Le 17 mars à Montréal, Collectif canadien anti-islamophobie a appelé à marcher contre la loi de laïcité qui imposera la neutralité aux fonctionnaires en position d'autorité.
Le 17 mars à Montréal, Collectif canadien anti-islamophobie a appelé à marcher contre la loi de laïcité qui imposera la neutralité aux fonctionnaires en position d'autorité. - David Himbert / Hans Lucas
Tabernacle
Au Québec, la gauche radicale, les libéraux et les intégristes font alliance contre la laïcité
 
Le gouvernement du Québec a décidé d'adopter une loi imposant la neutralité des fonctionnaires. Au pays du multiculturalisme, cette initiative majeure a donné naissance à une drôle de coalition, qui ne recule devant rien pour faire capoter le projet. Ce qui souligne en creux la fracture entre le Canada multiculturaliste et le Québec francophone.

Mais qu'a donc décidé le gouvernement du Québec pour déclencher de telles réactions ? Quelle volonté poursuit François Legault, le Premier ministre, pour se voir accusé de préparer un "nettoyage ethnique", de s'inspirer de Mein Kampf, voire de paver la voie à un attentat au Canada ? En réalité, l'homme politique de centre-droit et son parti au pouvoir, la Coalition avenir Québec (CAQ) entendent simplement appliquer leurs promesses de campagne et faire adopter un projet de loi établissant une laïcité plutôt mesurée dans la Belle Province. Une initiative, soutenue par une large majorité de Québécois (autour de 65% dans les études d'opinion), qui vaut pourtant à Legault un torrent d'injures et de diffamations, révélant la sensibilité de la question du rapport aux religions au Québec, mais également celle de la place qu'occupe la province francophone au Canada.
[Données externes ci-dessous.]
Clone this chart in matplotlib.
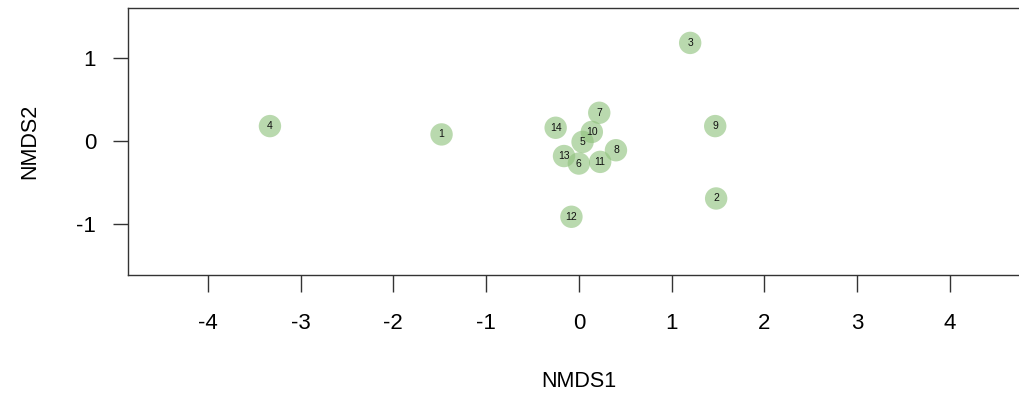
import matplotlib
matplotlib.use("Agg")
import matplotlib.pyplot as plt

plt.rcParams['font.family'] = ['Liberation Sans', 'DejaVu Sans']

# site scores
site_ids = ["1", "2", "3", "4", "5", "6", "7", "8", "9", "10", "11", "12", "13", "14"]
nmds1 = [-1.48, 1.48, 1.20, -3.33, 0.04, 0.00, 0.22, 0.40, 1.47, 0.14, 0.23, -0.08, -0.16, -0.25]
nmds2 = [0.08, -0.69, 1.18, 0.18, -0.01, -0.27, 0.34, -0.11, 0.18, 0.11, -0.25, -0.91, -0.18, 0.16]

x_ticks = [-4, -3, -2, -1, 0, 1, 2, 3, 4]
y_ticks = [-1, 0, 1]

fig = plt.figure(figsize=(10.2, 3.98), dpi=100)
ax = fig.add_axes([0.1255, 0.309, 0.884, 0.671])

ax.scatter(nmds1, nmds2, s=260, color='#8fc27c', alpha=0.62, edgecolors='none', zorder=2)
for lab, x, y in zip(site_ids, nmds1, nmds2):
    ax.text(x, y, lab, ha='center', va='center', fontsize=7.5, color='#111111', zorder=3)

ax.set_xlim(-4.86, 4.86)
ax.set_ylim(-1.61, 1.60)
ax.set_xticks(x_ticks)
ax.set_yticks(y_ticks)
ax.set_xticklabels([str(v) for v in x_ticks])
ax.set_yticklabels([str(v) for v in y_ticks])
ax.tick_params(axis='x', length=12, width=1, color='#333333', labelsize=16, pad=15)
ax.tick_params(axis='y', length=11, width=1, color='#333333', labelsize=16, pad=12)

for sp in ax.spines.values():
    sp.set_color('#333333')
    sp.set_linewidth(1)

ax.set_xlabel('NMDS1', fontsize=15.5, labelpad=27)
ax.set_ylabel('NMDS2', fontsize=15.5, labelpad=26)

fig.savefig('out.png', dpi=100)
Depuis plusieurs semaines, "les actions des opposants à la loi 21 sont amplifiées alors que la voix des défenseurs de la laïcité rarement entendue, déplore Djemila Benhabib, militante laïque établie au Québec. Il y a un sérieux problème avec la couverture médiatique."

Signes religieux et crucifix

Revenons quelques mois en arrière. En octobre 2018, la CAQ remporte les élections générales au Québec à une large majorité (74 sièges sur 125 à l'Assemblée nationale), chassant le Parti libéral québécois (PLQ) du pouvoir. François Legault, le nouveau chef du gouvernement de la province, a été élu sur deux promesses : une réduction des flux migratoires, et l'instauration de la laïcité au Québec. C'est donc fort logiquement que le Premier ministre annonce le vote de la "loi 21". Le projet est plutôt modéré, mais au pays du multiculturalisme, il représente un tournant considérable : il s'agit d'inscrire le principe de la laïcité de l'Etat dans la constitution du Québec, et de contraindre les employés de l'Etat "en position d'autorité" à ne pas arborer de signes religieux. La mesure s'appliquera aux policiers, aux enseignants, aux directeurs d'école ou aux juges, ainsi qu'au président et au vice-président de l'Assemblée nationale. Elle concerne évidemment les accoutrements et bijoux de toutes religions, le gouvernement ayant décidé de s'en tenir au "sens commun" pour décider de ce qui serait interdit.